EXERCISES IN PLASTICITY: RETOOLING THE MOLD
Thursday, March 20 Perloff Hall
Exercises in Plasticity: Retooling the Mold, Arch 289 Technology Seminar
Instructors: Heather Roberge and Noa P. Kaplan
With the widespread availability of numerically controlled manufacture, design at all scales can explore the use of countless variable parts to assemble novel objects and spaces. Why then do these experiments rarely make it to market? Despite claims to the contrary, these experiments require abundant capital in the form of expenditures of design labor, manufacturing labor, and discarded tooling. As a result, design that embraces these technologies in experimental ways is limited in scope. It takes the form of installations, limited edition products, or well financed design by established designers, artists and architects.
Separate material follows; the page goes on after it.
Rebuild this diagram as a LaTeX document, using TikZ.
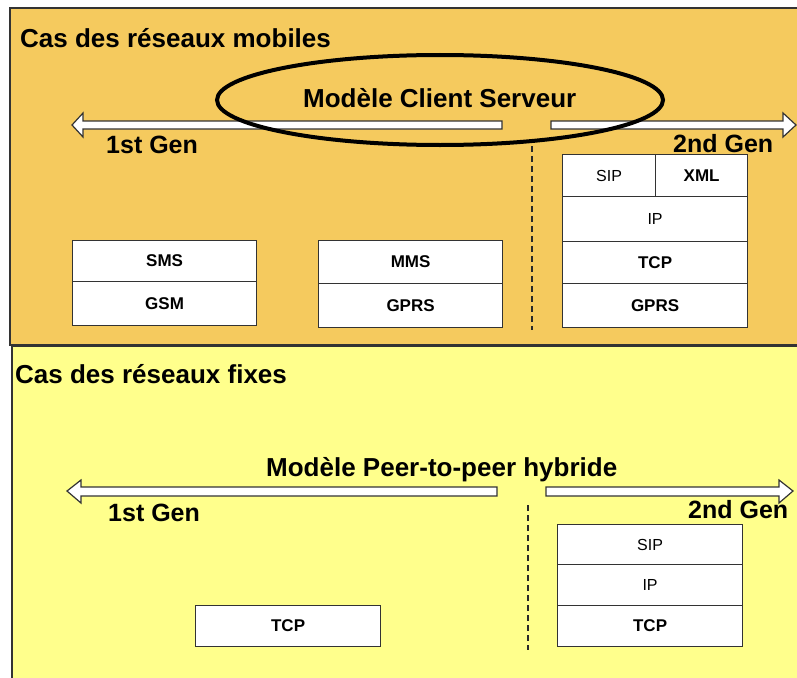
\documentclass[tikz,border=0pt]{standalone}
\usepackage{fontspec}
\setmainfont{Liberation Sans}
\definecolor{mobilebg}{HTML}{F5CA5E}
\definecolor{fixedbg}{HTML}{FFFF8C}
\definecolor{edge}{HTML}{333333}
\begin{document}
\begin{tikzpicture}[x=1pt,y=-1pt,
  panel/.style={draw=edge, line width=1.3pt},
  title/.style={inner sep=0pt, anchor=base west, font=\fontsize{26}{30}\selectfont\bfseries},
  genlabel/.style={inner sep=0pt, anchor=base west, font=\fontsize{25}{30}\selectfont\bfseries},
  cell/.style={draw=edge, fill=white, line width=1.2pt, inner sep=0pt, anchor=north west,
    font=\fontsize{17}{20}\selectfont\bfseries},
  thincell/.style={cell, font=\fontsize{16}{20}\selectfont},
  band/.style={draw=edge, fill=white, line width=1.2pt, line join=miter},
  sep/.style={draw=edge!80!black, line width=1.2pt, dash pattern=on 6pt off 4pt}]
\useasboundingbox (0,0) rectangle (797,677);
\fill[white] (0,0) rectangle (797,677);

% panels
\fill[mobilebg] (10,8) rectangle (800,345);
\draw[panel] (800,8) -- (10,8) -- (10,345) -- (800,345);
\fill[fixedbg] (12,346) rectangle (800,680);
\draw[panel] (12,680) -- (12,346) -- (800,346);

% ---- mobile networks ----
\node[title] (mtitle) at (20,48) {Cas des réseaux mobiles};

% generation bands
\draw[band] (502,121) -- (83,121) -- (83,113) -- (72,125) -- (83,137) -- (83,129) -- (502,129) -- cycle;
\draw[band] (551,121) -- (783,121) -- (783,113) -- (796,125) -- (783,137) -- (783,129) -- (551,129) -- cycle;
\node[genlabel] (mgen1) at (106,153) {1st Gen};
\node[genlabel] (mgen2) at (673,152) {2nd Gen};

% client-server model
\draw[line width=4pt] (440,100) ellipse [x radius=223, y radius=45];
\node[title] (cs) at (303,107) {Modèle Client Serveur};

\coordinate (msepA) at (532,146);
\coordinate (msepB) at (532,330);
\draw[sep] (msepA) -- (msepB);

% first generation stacks
\node[cell, minimum width=184pt, minimum height=41pt] (sms) at (72,240) {SMS};
\node[cell, minimum width=184pt, minimum height=44pt] (gsm) at (72,281) {GSM};
\node[cell, minimum width=184pt, minimum height=43pt] (mms) at (318,240) {MMS};
\node[cell, minimum width=184pt, minimum height=44pt] (gprs1) at (318,283) {GPRS};

% second generation stack
\node[thincell, minimum width=93pt, minimum height=42pt] (sip1) at (562,154) {SIP};
\node[cell, minimum width=92pt, minimum height=42pt] (xml) at (655,154) {XML};
\node[thincell, minimum width=185pt, minimum height=45pt] (ip1) at (562,196) {IP};
\node[cell, minimum width=185pt, minimum height=42pt] (tcp1) at (562,241) {TCP};
\node[cell, minimum width=185pt, minimum height=44pt] (gprs2) at (562,283) {GPRS};

% ---- fixed networks ----
\node[title] (ftitle) at (15,383) {Cas des réseaux fixes};
\node[title] (p2p) at (266,476) {Modèle Peer-to-peer hybride};

\draw[band] (497,487) -- (81,487) -- (81,480) -- (67,491) -- (81,503) -- (81,496) -- (497,496) -- cycle;
\draw[band] (546,487) -- (779,487) -- (779,480) -- (793,491) -- (779,503) -- (779,496) -- (546,496) -- cycle;
\node[genlabel] (fgen1) at (108,521) {1st Gen};
\node[genlabel] (fgen2) at (688,518) {2nd Gen};

\coordinate (fsepA) at (528,505);
\coordinate (fsepB) at (528,650);
\draw[sep] (fsepA) -- (fsepB);

\node[cell, minimum width=185pt, minimum height=41pt] (tcp2) at (195,605) {TCP};

\node[thincell, minimum width=185pt, minimum height=40pt] (sip2) at (557,524) {SIP};
\node[thincell, minimum width=185pt, minimum height=41pt] (ip2) at (557,564) {IP};
\node[cell, minimum width=185pt, minimum height=41pt] (tcp3) at (557,605) {TCP};
\end{tikzpicture}
\end{document}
This work, while influential to each discipline, has a limited impact on higher volume design production. In part, this is because design requiring low to medium volume production requires an intimate understanding of manufacturing parameters including an area central to this course, tooling. Tooling refers to the molds used to produce copies of components or objects. Mold making and casting play a key role in the production of objects. Despite the promise of rapid prototyping technologies, molding continues to be the fastest, most precise way of generating three-dimensional copies. In addition to the known advantages of serial production, such as the interchangeability of standardized parts and the durability of continuous surfaces, there are many untested and unrealized possibilities.
In order for designers to effectively manage the flow of capital and material (and its social and environmental effects,) an understanding of tooling is an invaluable key to unlocking the potential of mass manufacture and customization to transform the objects and spaces around us. Toward this end, the subject of this fabrication seminar is responsive tooling and its application to a design problem, a vessel for bulk water storage. The design problem is a test bed for investigating variable mold making. A mold is defined as a fixed or restrictive pattern or form, but historically, the mold has been strongly associated with the first descriptor: the rigid, unchanging container. Responsive tooling exploits the potential of the restrictive, yet variable dimension of the mold.
In mold making, a liquid suspension is poured into a container and undergoes a chemical reaction. Typically, the container determines the form of the resulting solid. There is opportunity, however, for the liquid suspension and the container to inform one another, a collaboration of skin and substance. Through an engagement with interlocking tessellations, inflatable bladders, and flexible materials, variable molding systems have a procedural relationship to the fluids that they will eventually hold.
Students will apply research from a range of processes in order to engage responsive tooling and its impact on design components and their subsequent copies. Vessel prototypes will be produced to test tooling strategies and their subsequent influence on design copies. The function of the vessel and its testing will also allow students to investigate the role of fluid dynamics in contemporary design. Final vessel prototypes will be produced with slipcasting. Molds will be produced in silicone, mdf and ultimately plaster.
Our course has three projected end products: 1) artifacts documenting experiments in designing controlled variability in mold making, 2) an outdoor installation of water catchment vessels, 3) a presentation of course research findings and documentation of its production processes and vessels.
This course received support from the UCLA SOAA Arts Initiative Grant.